「戦艦か空母かの選択から浮かび上がる旧日本海軍の戦争史観考察のエンターテインメント映画の作為」アルキメデスの大戦 Gustavさんの映画レビュー(感想・評価)
戦艦か空母かの選択から浮かび上がる旧日本海軍の戦争史観考察のエンターテインメント映画の作為
1933年の海軍における新造艦に関する会議にスポットを当てた軍内部の戦争映画。戦争に突入した時の航空母艦の必要性を主張する山本五十六少将を中心にした航空主兵主義派と、平山忠道造船中将が薦める巨大戦艦による国威発揚を主眼とした大艦巨砲主義派の攻防がドラマチックに描かれる。その間に介入して、平山中将の建造費不正を暴くのが主人公櫂直。彼は、造船業を営む尾崎家財閥の令嬢鏡子との交際が発覚して帝大を放校になった天才数学者。総鉄量から建造費を算出する高等な数式で公開予算の2倍近い実数値を明らかにする。しかし、見た目で分かる巨大戦艦の低予算の理由が敵を欺くための策略とする決着の説得力が弱い。芸者遊びに夢中の櫂を数学の天才と知って一気に海軍経理局の主計少佐に抜擢する点や、幾ら天才とは言え設計に素人の櫂が短期間で専門家が唸るほどの戦艦の精緻な設計図を書き上げるところと併せ、ストーリー展開に作為が常に付きまとう。勿論エンターテインメント優先の映画作りにある分かり易さまで批判はしないが、脚本と演出に深みが無いため主人公の存在感が浮いてしまっている。主演の菅田将暉の演技力で何とか観れる櫂直の人物像である。アメリカ留学を断念して氷川丸から下船するシークエンスの安易に省略された心境変化の表現は、他の俳優では成立しなかったと思われる。流石に國村隼、橋爪功、田中泯のベテラン俳優の演技は素晴らしく作品を引っ張るが、台詞の陳腐さまではカバーしきれていない。主人公を補佐する田中少尉を演じる柄本佑も定型的な役柄を強いられて、彼の個性が生かされていないのも頂けない。

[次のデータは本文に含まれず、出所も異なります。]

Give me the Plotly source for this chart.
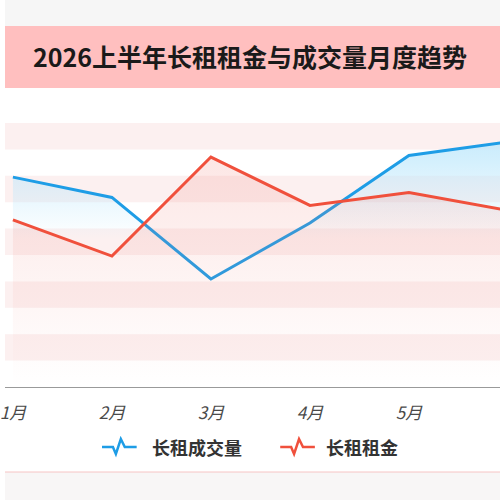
import plotly.graph_objects as go

months = ['1月', '2月', '3月', '4月', '5月', '6月']
volume = [7.95, 7.18, 4.09, 6.21, 8.77, 9.28]   # 长租成交量 (index)
rent = [6.33, 4.96, 8.71, 6.88, 7.37, 6.69]     # 长租租金 (index)
series_names = ['长租成交量', '长租租金']
title_text = '2026上半年长租租金与成交量月度趋势'

BLUE = '#1E9DE6'
RED = '#F0503C'
FONT = 'Noto Sans CJK SC'

fig = go.Figure()
fig.add_trace(go.Scatter(
    x=months, y=volume, mode='lines', name=series_names[0],
    line=dict(color=BLUE, width=3),
    fill='tozeroy',
    fillgradient=dict(type='vertical', start=5.6, stop=9.4,
                      colorscale=[[0, 'rgba(190,232,252,0)'], [1, 'rgba(190,232,252,0.85)']]),
    showlegend=False,
))
fig.add_trace(go.Scatter(
    x=months, y=rent, mode='lines', name=series_names[1],
    line=dict(color=RED, width=3),
    fill='tozeroy',
    fillgradient=dict(type='vertical', start=0.0, stop=8.8,
                      colorscale=[[0, 'rgba(240,120,110,0)'], [1, 'rgba(240,120,110,0.18)']]),
    showlegend=False,
))

H_PLOT = 264.0
def py(pix):
    return (387 - pix) / H_PLOT

shapes = []
# horizontal bands
for k in range(1, 10, 2):
    shapes.append(dict(type='rect', xref='paper', yref='y', x0=0, x1=1, y0=k, y1=k + 1,
                       fillcolor='rgba(250,225,225,0.5)', line=dict(width=0), layer='below'))
# top gray strip
shapes.append(dict(type='rect', xref='paper', yref='paper', x0=0, x1=1, y0=py(26), y1=py(0),
                   fillcolor='#f6f6f6', line=dict(width=0), layer='below'))
# title banner
shapes.append(dict(type='rect', xref='paper', yref='paper', x0=0, x1=1, y0=py(88), y1=py(26),
                   fillcolor='#FFBFBF', line=dict(width=0), layer='below'))
# bottom card edge
shapes.append(dict(type='rect', xref='paper', yref='paper', x0=0, x1=1, y0=py(500), y1=py(472),
                   fillcolor='#f8f6f6', line=dict(width=0), layer='below'))
shapes.append(dict(type='line', xref='paper', yref='paper', x0=0, x1=1, y0=py(472), y1=py(472),
                   line=dict(color='#f6c4c4', width=1)))

# legend zigzag icons
def zig(x0, color):
    pts = [(x0, 447), (x0 + 11, 447), (x0 + 14, 454), (x0 + 19, 439), (x0 + 23, 447), (x0 + 35, 447)]
    path = 'M ' + ' L '.join(f'{px / 500:.4f},{py(pp):.4f}' for px, pp in pts)
    return dict(type='path', xref='paper', yref='paper', path=path,
                line=dict(color=color, width=2.5))
shapes.append(zig(98, BLUE))
shapes.append(zig(278, RED))

annotations = [
    dict(text=series_names[0], xref='paper', yref='paper', x=146 / 500, y=py(447),
         xanchor='left', yanchor='middle', showarrow=False,
         font=dict(family=FONT, size=18, color='#333333', weight='bold')),
    dict(text=series_names[1], xref='paper', yref='paper', x=322 / 500, y=py(447),
         xanchor='left', yanchor='middle', showarrow=False,
         font=dict(family=FONT, size=18, color='#333333', weight='bold')),
]

fig.update_layout(
    width=500, height=500,
    margin=dict(l=0, r=0, t=123, b=113),
    paper_bgcolor='white', plot_bgcolor='rgba(0,0,0,0)',
    title=dict(text=title_text, x=0.5, xanchor='center', y=1 - 58 / 500, yanchor='middle',
               font=dict(family=FONT, size=25, color='#1a1a1a', weight='bold')),
    xaxis=dict(range=[-0.08, 4.92], showgrid=False, zeroline=False,
               showline=True, linecolor='#9a9a9a', linewidth=1,
               ticks='outside', ticklen=11, tickcolor='rgba(0,0,0,0)',
               tickfont=dict(family=FONT, size=17, color='#4a4a4a', style='italic')),
    yaxis=dict(range=[0, 10], showgrid=False, zeroline=False, showticklabels=False,
               showline=False, fixedrange=True),
    shapes=shapes,
    annotations=annotations,
    showlegend=False,
)

fig.write_html('out.html')
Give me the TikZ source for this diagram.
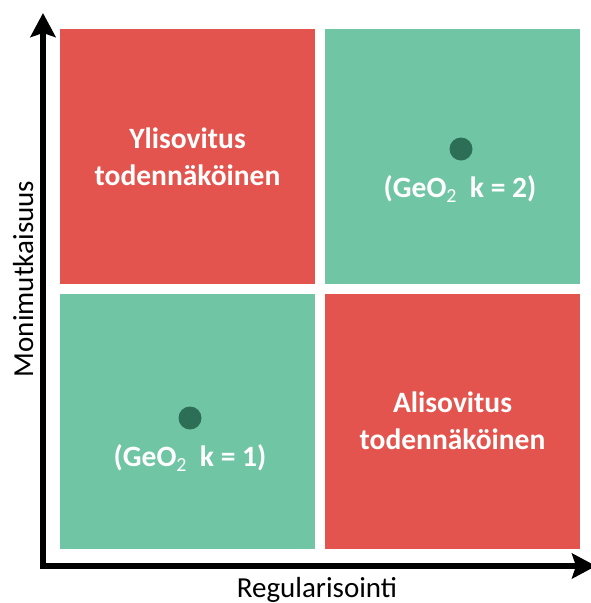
\documentclass[tikz,border=0pt]{standalone}
\usepackage{fontspec}
\setmainfont{Carlito}
\usetikzlibrary{arrows.meta}
\definecolor{boxred}{RGB}{226,84,77}
\definecolor{boxgreen}{RGB}{112,197,164}
\definecolor{dotgreen}{RGB}{45,110,87}
\newcommand{\subtwo}{\raisebox{-5.5pt}{\fontsize{20}{24}\selectfont\mdseries 2}}
\tikzset{
  quad/.style={draw=none, minimum width=255pt, minimum height=255pt, inner sep=0pt,
    text=white, font=\fontsize{29.5}{37}\selectfont\bfseries, align=center},
  redq/.style={quad, fill=boxred},
  greenq/.style={quad, fill=boxgreen},
  pt/.style={circle, fill=dotgreen, minimum size=23pt, inner sep=0pt},
  lbl/.style={text=white, font=\fontsize{29.5}{36}\selectfont\bfseries, anchor=base, inner sep=0pt},
  axislbl/.style={font=\fontsize{29}{36}\selectfont, anchor=base, inner sep=0pt},
  axis/.style={line width=6pt, line join=miter,
    {Stealth[length=24pt, width=25pt, inset=4pt]}-{Stealth[length=24pt, width=25pt, inset=4pt]}}
}
\begin{document}
\begin{tikzpicture}[x=1pt, y=-1pt]
\useasboundingbox (0,0) rectangle (590,603);
\node[redq] (tl) at (187.5,156.5) {Ylisovitus\\todennäköinen};
\node[greenq] (tr) at (452.5,156.5) {};
\node[greenq] (bl) at (187.5,421) {};
\node[redq] (br) at (452.5,421) {Alisovitus\\todennäköinen};
\node[pt] (d2) at (461,149) {};
\node[pt] (d1) at (190,418) {};
\node[lbl] (l2) at (460,197) {(GeO\subtwo\ \ k = 2)};
\node[lbl] (l1) at (190,466) {(GeO\subtwo\ \ k = 1)};
\coordinate (ytip) at (43,13);
\coordinate (origin) at (43,566);
\coordinate (xtip) at (596,566);
\draw[axis] (ytip) -- (origin) -- (xtip);
\node[axislbl, rotate=90] (ylab) at (33,279) {Monimutkaisuus};
\node[axislbl] (xlab) at (317,597) {Regularisointi};
\end{tikzpicture}
\end{document}
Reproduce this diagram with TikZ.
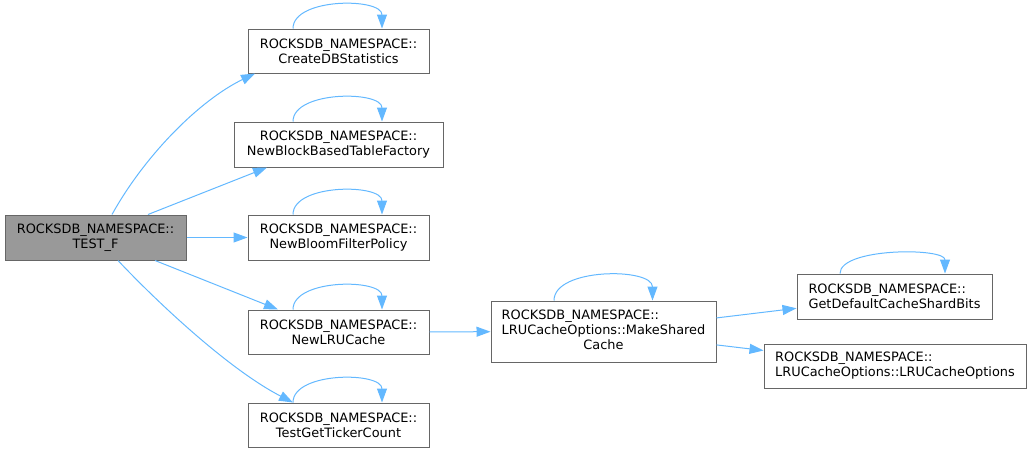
\documentclass[tikz,border=0pt]{standalone}
\usepackage{fontspec}
\setmainfont{DejaVu Sans}
\usetikzlibrary{arrows.meta}

\definecolor{callblue}{HTML}{63B8FF}
\definecolor{boxgray}{HTML}{666666}
\definecolor{rootgray}{HTML}{999999}

\begin{document}
\begin{tikzpicture}[x=1pt, y=-1pt,
    >={Triangle[length=14pt, width=10pt]},
    fnbox/.style={draw=boxgray, line width=1pt, fill=white, inner sep=0pt,
      align=center, font=\fontsize{12.9}{15}\selectfont},
    rootbox/.style={fnbox, fill=rootgray},
    callline/.style={->, draw=callblue, line width=1pt},
    selfloop/.style={callline,
      to path={.. controls +(0pt,#1) and +(0pt,#1) .. (\tikztotarget)}},
    selfloop/.default=31pt]
  \useasboundingbox (0,0) rectangle (1031,453);

  % Caller
  \node[rootbox, minimum width=181, minimum height=45] (testf) at (95.5,237.5)
    {ROCKSDB\_NAMESPACE::\\TEST\_F};

  % Direct callees
  \node[fnbox, minimum width=181, minimum height=44] (createdbstats) at (338.5,51)
    {ROCKSDB\_NAMESPACE::\\CreateDBStatistics};
  \node[fnbox, minimum width=209, minimum height=45] (newbbtf) at (338.5,144.5)
    {ROCKSDB\_NAMESPACE::\\NewBlockBasedTableFactory};
  \node[fnbox, minimum width=181, minimum height=45] (newbloom) at (338.5,237.5)
    {ROCKSDB\_NAMESPACE::\\NewBloomFilterPolicy};
  \node[fnbox, minimum width=181, minimum height=44] (newlru) at (338.5,332)
    {ROCKSDB\_NAMESPACE::\\NewLRUCache};
  \node[fnbox, minimum width=181, minimum height=44] (testgettc) at (338.5,425)
    {ROCKSDB\_NAMESPACE::\\TestGetTickerCount};

  % Cache helpers
  \node[fnbox, minimum width=225, minimum height=61] (makeshared) at (603.5,331.5)
    {\begin{tabular}{@{}l@{}}ROCKSDB\_NAMESPACE::\\LRUCacheOptions::MakeShared\\
      \multicolumn{1}{@{}c@{}}{Cache}\end{tabular}};
  \node[fnbox, align=left, minimum width=195, minimum height=45] (getdefshard) at (894.5,296.5)
    {ROCKSDB\_NAMESPACE::\\GetDefaultCacheShardBits};
  \node[fnbox, align=left, minimum width=262, minimum height=44] (lruopts) at (895,366)
    {ROCKSDB\_NAMESPACE::\\LRUCacheOptions::LRUCacheOptions};

  % Calls from TEST_F
  \draw[callline] ([xshift=16.5pt]testf.north)
    .. controls (145,155) and (200,100) .. ([xshift=-83.5pt]createdbstats.south);
  \draw[callline] ([xshift=52.5pt]testf.north) -- ([xshift=-71.5pt]newbbtf.south);
  \draw[callline] (testf) -- (newbloom);
  \draw[callline] ([xshift=59.5pt]testf.south) -- ([xshift=-60.5pt]newlru.north);
  \draw[callline] ([xshift=22.5pt]testf.south)
    .. controls (160,305) and (230,370) .. ([xshift=-45.5pt]testgettc.north);

  % Further calls
  \draw[callline] (newlru) -- (makeshared);
  \draw[callline] (makeshared) -- (getdefshard);
  \draw[callline] (makeshared) -- (lruopts);

  % Recursive calls
  \foreach \fn in {createdbstats, newbbtf, newbloom, newlru, testgettc}
    \draw[selfloop] ([xshift=-45.5pt]\fn.north) to ([xshift=43.5pt]\fn.north);
  \draw[selfloop=33pt] ([xshift=-49.5pt]makeshared.north) to ([xshift=49pt]makeshared.north);
  \draw[selfloop=26pt] ([xshift=-54.5pt]getdefshard.north) to ([xshift=50.5pt]getdefshard.north);
\end{tikzpicture}
\end{document}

しかし、それでも興味深いのは、ラストの櫂と平山中将の会話で触れている日本人の戦争観についての考察である。国際情勢から取り残され孤立した日本が戦争回避を諦め、日本国の威信を最優先に捉えた滅びの美学に至る軍人の本音を吐露する。そこに国民の、兵士の犠牲は語られていない。これは、あくまでも現在の歴史観から導き出され創作された”依り代”の象徴としての戦艦大和の存在理由である。実際は、1945年の4月7日に沈没してから4ヵ月も戦いを止めなかったことが、より多くの犠牲者を出してしまった。早期解決を目論む国際交渉の失敗や死を持って国に忠誠を捧げる教育など、多くの要素が重なり合った悲劇を考えさせる点で意味がある。思えば、冒頭の戦艦大和がアメリカ軍の猛攻撃を受ける場面で、墜落する飛行機から脱出した兵士を救出するアメリカ軍の人命優先のカットがあった。それを訝し気に見詰める日本兵士の描写が、この映画で最も意味がある場面ではないだろうか。兵士の犠牲までを作戦に取り入れた日本軍と兵士を人間として扱うアメリカ軍の違いが象徴的に表現されていた。
山崎貴の脚本・演出には「永遠の0」同様感心しないが、描かれた内容の主題についての問題提起には日本人として考えさせるものがあり、その点では鑑賞する価値はあった。
コメント頂き有難う御座います。
作品は絶賛仕兼ねますが、最後の戦艦大和の模型を前にした平山中将と櫂の会話シーンにある日本人論はとても興味深く、伏線ある演出と田中泯と菅田将暉の演技含め見応えのあるクライマックスだと思います。山崎監督の戦争に対する見識にも、これまでにない切り口があって今制作された価値は充分あると考えます。